● **TASK DIRECTIONS**
Reproduce each line of the material exactly, minus any picture.

+--

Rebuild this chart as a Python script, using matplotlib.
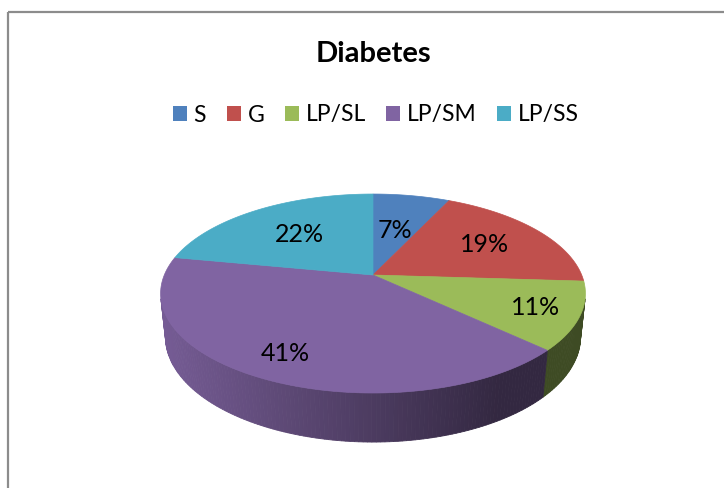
"""
3D-style pie of diabetes shares, drawn with a perspective projection
"""

import numpy as np
import matplotlib.pyplot as plt
from matplotlib.patches import Polygon, Rectangle, Patch
from matplotlib.colors import to_rgb

plt.rcParams["font.family"] = ["Lato", "DejaVu Sans"]

labels = ["S", "G", "LP/SL", "LP/SM", "LP/SS"]
shares = [7, 19, 11, 41, 22]
colors = ["#4F81BD", "#C0504D", "#9BBB59", "#8064A2", "#4BACC6"]
label_r = [0.52, 0.66, 0.8, 0.8, 0.6]  # radial spot of the % labels

# view of the pie (pixels / radians)
CX, CY = 373, 275
SCALE = 208.7
ELEV = np.radians(27.4)
DIST = 4.77
DEPTH = 0.236


def project(r, theta, z=0.0):
    x = r * np.cos(theta)
    y = r * np.sin(theta)
    v = y * np.sin(ELEV) + z * np.cos(ELEV)
    w = y * np.cos(ELEV) - z * np.sin(ELEV)
    f = DIST / (DIST + w)
    return CX + SCALE * x * f, CY - SCALE * v * f


def shade(px):
    # lighter on the left side wall, dark on the right
    t = np.clip((px - 160) / 340.0, 0, 1)
    return 0.92 - 0.52 * t


fig = plt.figure(figsize=(7.24, 4.88), dpi=100)
ax = fig.add_axes([0, 0, 1, 1])
ax.set_xlim(0, 724)
ax.set_ylim(488, 0)
ax.axis("off")

ax.add_patch(Rectangle((8, 12), 800, 600, fill=False, edgecolor="#8c8c8c", lw=1.6))

frac = np.array(shares, dtype=float) / sum(shares)
edges = np.radians(90 - 360 * np.concatenate([[0], np.cumsum(frac)]))

# visible part of the side wall
lim = np.arcsin(1.0 / (DIST * np.cos(ELEV)))
vis_lo, vis_hi = -np.pi + lim, -lim

# side walls
for i in range(len(shares)):
    t0, t1 = edges[i], edges[i + 1]  # t0 > t1
    for shift in (0, 2 * np.pi):
        a, b = max(t1 + shift, vis_lo), min(t0 + shift, vis_hi)
        if a >= b:
            continue
        th = np.linspace(a, b, max(int(np.degrees(b - a)), 2) + 1)
        base = np.array(to_rgb(colors[i]))
        for j in range(len(th) - 1):
            xa, ya = project(1, th[j])
            xb, yb = project(1, th[j + 1])
            xc, yc = project(1, th[j + 1], -DEPTH)
            xd, yd = project(1, th[j], -DEPTH)
            c = base * shade((xa + xb) / 2)
            ax.add_patch(Polygon([(xa, ya), (xb, yb), (xc, yc), (xd, yd)],
                                 closed=True, facecolor=c, edgecolor=c, lw=0.6))

# top surface
for i in range(len(shares)):
    th = np.linspace(edges[i], edges[i + 1], 120)
    px, py = project(1, th)
    pts = [(CX, CY)] + list(zip(px, py))
    ax.add_patch(Polygon(pts, closed=True, facecolor=colors[i],
                         edgecolor=colors[i], lw=0.5))

# percentage labels
for i in range(len(shares)):
    mid = (edges[i] + edges[i + 1]) / 2
    lx, ly = project(label_r[i], mid)
    ax.text(lx, ly, "{}%".format(shares[i]), ha="center", va="center",
            fontsize=18, color="black")

ax.text(373, 54, "Diabetes", ha="center", va="center", fontsize=21,
        fontweight="bold")

handles = [Patch(facecolor=c, edgecolor="none") for c in colors]
fig.legend(handles, labels, loc="center", bbox_to_anchor=(376 / 724, 1 - 115 / 488),
           ncol=5, frameon=False, fontsize=16.5, handlelength=0.6, handleheight=0.6,
           handletextpad=0.3, columnspacing=0.9)

fig.savefig("out.png", dpi=100)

+--

● **WRITTEN SOLUTION**
Rebuild this chart as a Python script, using matplotlib.
"""
3D-style pie of diabetes shares, drawn with a perspective projection
"""

import numpy as np
import matplotlib.pyplot as plt
from matplotlib.patches import Polygon, Rectangle, Patch
from matplotlib.colors import to_rgb

plt.rcParams["font.family"] = ["Lato", "DejaVu Sans"]

labels = ["S", "G", "LP/SL", "LP/SM", "LP/SS"]
shares = [7, 19, 11, 41, 22]
colors = ["#4F81BD", "#C0504D", "#9BBB59", "#8064A2", "#4BACC6"]
label_r = [0.52, 0.66, 0.8, 0.8, 0.6]  # radial spot of the % labels

# view of the pie (pixels / radians)
CX, CY = 373, 275
SCALE = 208.7
ELEV = np.radians(27.4)
DIST = 4.77
DEPTH = 0.236


def project(r, theta, z=0.0):
    x = r * np.cos(theta)
    y = r * np.sin(theta)
    v = y * np.sin(ELEV) + z * np.cos(ELEV)
    w = y * np.cos(ELEV) - z * np.sin(ELEV)
    f = DIST / (DIST + w)
    return CX + SCALE * x * f, CY - SCALE * v * f


def shade(px):
    # lighter on the left side wall, dark on the right
    t = np.clip((px - 160) / 340.0, 0, 1)
    return 0.92 - 0.52 * t


fig = plt.figure(figsize=(7.24, 4.88), dpi=100)
ax = fig.add_axes([0, 0, 1, 1])
ax.set_xlim(0, 724)
ax.set_ylim(488, 0)
ax.axis("off")

ax.add_patch(Rectangle((8, 12), 800, 600, fill=False, edgecolor="#8c8c8c", lw=1.6))

frac = np.array(shares, dtype=float) / sum(shares)
edges = np.radians(90 - 360 * np.concatenate([[0], np.cumsum(frac)]))

# visible part of the side wall
lim = np.arcsin(1.0 / (DIST * np.cos(ELEV)))
vis_lo, vis_hi = -np.pi + lim, -lim

# side walls
for i in range(len(shares)):
    t0, t1 = edges[i], edges[i + 1]  # t0 > t1
    for shift in (0, 2 * np.pi):
        a, b = max(t1 + shift, vis_lo), min(t0 + shift, vis_hi)
        if a >= b:
            continue
        th = np.linspace(a, b, max(int(np.degrees(b - a)), 2) + 1)
        base = np.array(to_rgb(colors[i]))
        for j in range(len(th) - 1):
            xa, ya = project(1, th[j])
            xb, yb = project(1, th[j + 1])
            xc, yc = project(1, th[j + 1], -DEPTH)
            xd, yd = project(1, th[j], -DEPTH)
            c = base * shade((xa + xb) / 2)
            ax.add_patch(Polygon([(xa, ya), (xb, yb), (xc, yc), (xd, yd)],
                                 closed=True, facecolor=c, edgecolor=c, lw=0.6))

# top surface
for i in range(len(shares)):
    th = np.linspace(edges[i], edges[i + 1], 120)
    px, py = project(1, th)
    pts = [(CX, CY)] + list(zip(px, py))
    ax.add_patch(Polygon(pts, closed=True, facecolor=colors[i],
                         edgecolor=colors[i], lw=0.5))

# percentage labels
for i in range(len(shares)):
    mid = (edges[i] + edges[i + 1]) / 2
    lx, ly = project(label_r[i], mid)
    ax.text(lx, ly, "{}%".format(shares[i]), ha="center", va="center",
            fontsize=18, color="black")

ax.text(373, 54, "Diabetes", ha="center", va="center", fontsize=21,
        fontweight="bold")

handles = [Patch(facecolor=c, edgecolor="none") for c in colors]
fig.legend(handles, labels, loc="center", bbox_to_anchor=(376 / 724, 1 - 115 / 488),
           ncol=5, frameon=False, fontsize=16.5, handlelength=0.6, handleheight=0.6,
           handletextpad=0.3, columnspacing=0.9)

fig.savefig("out.png", dpi=100)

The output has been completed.